В ответ на Твое письмо мне хочется крепко обнять Тебя и сообщить Тебе столько моего здоровья, сколько нужно, чтобы у Тебя отнялось то, что лежит в одних нервах – только больное и ненужное. Я думаю, Ты согласен, что частью Тебя отравляет истерия.
Ты знаешь, Боря, милый, что я не могу «пытать», «мучить» и «бичевать» и что я не могу также бояться Тебя. Это все, что я могу сказать – и повторить еще раз, что я Тебя люблю.
Относительно «Нечаянной Радости»: не посвящаю ее Тебе; во-первых, потому, что не вижу теперь – «откуда» Тебе ее посвящу; во-вторых, наши отношения стали глубже и они не безмятежны так, как требуется при посвящении. Наконец, я не знаю и не понимаю теперь, «где Ты», и посвящение было бы внешним.

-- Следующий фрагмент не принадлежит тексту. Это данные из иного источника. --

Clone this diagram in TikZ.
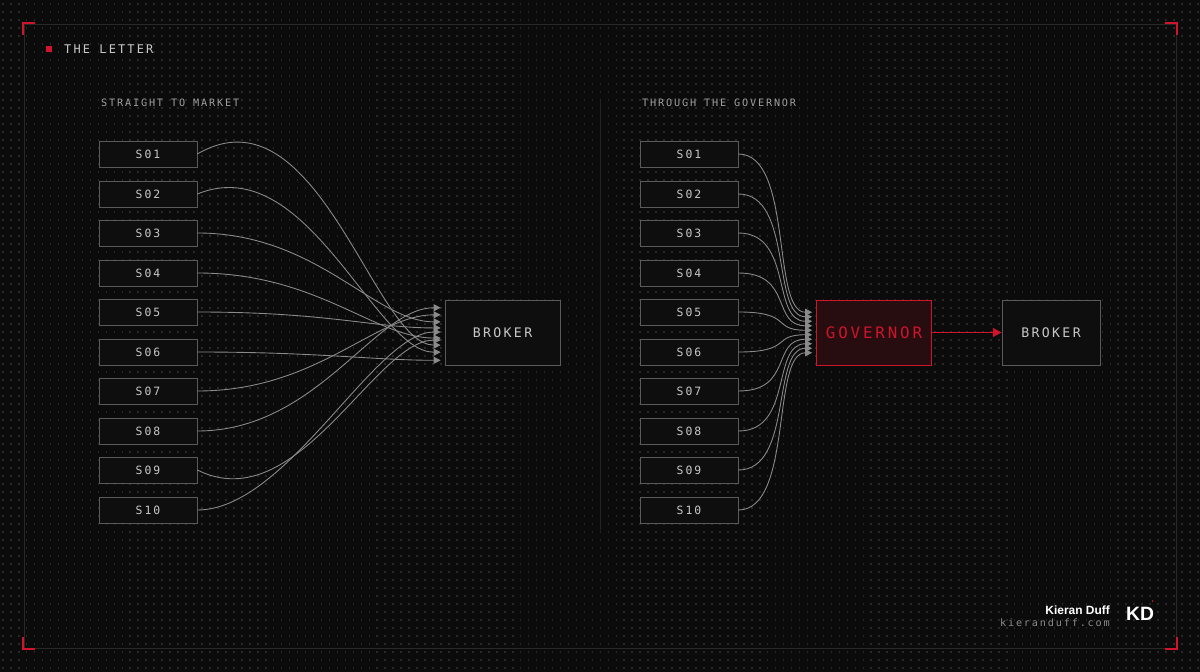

Милый Боря, Ты знаешь теперь, что я люблю и уважаю Тебя. Пишу Тебе все без малейших натяжек и без лжи. Крепко целую Тебя.
Твой Саша.
Мария Андреевна Бекетова. Из дневника:
21 октября ‹1906›. Петербург. ‹…› Дело в том, что Боря Б‹угаев› уехал в Мюнхен по Любиному желанию, предварительно видевшись с ними здесь и наделав массу глупых и несимпатичных вещей: грозил убиться, но не убился. Она разрешила это, выбрав вместо отъезда. Он, однако, сам предпочел уехать. Напечатал в «Руне» фантастическое нечто («Куст»), изображающее прекрасную огородникову дочку с «ведьмовскими глазами», зеленым золотом волос и пр., которую насильственно держит дьявольский царь, прячущий ее от Иванушки-дурачка, а она-то его, Иванова, душа и т. д. Потом Куст уже является в качестве «красивого мужчины» с синим пятном на щеке и т. д. Этот бессильный пасквиль взбесил и разволновал Алю – Люба ни гу-гу ей, а сама, оказывается, написала Боре, что не желает больше иметь с ним дела. Он ответил, перевернувшись на каблучке, что не имел в виду ни ее, ни Сашу, т. к. Куст его царственный, а Сашу он очень уважает и ценит – и т. д. Словом, Люба как бы разорвала с ним.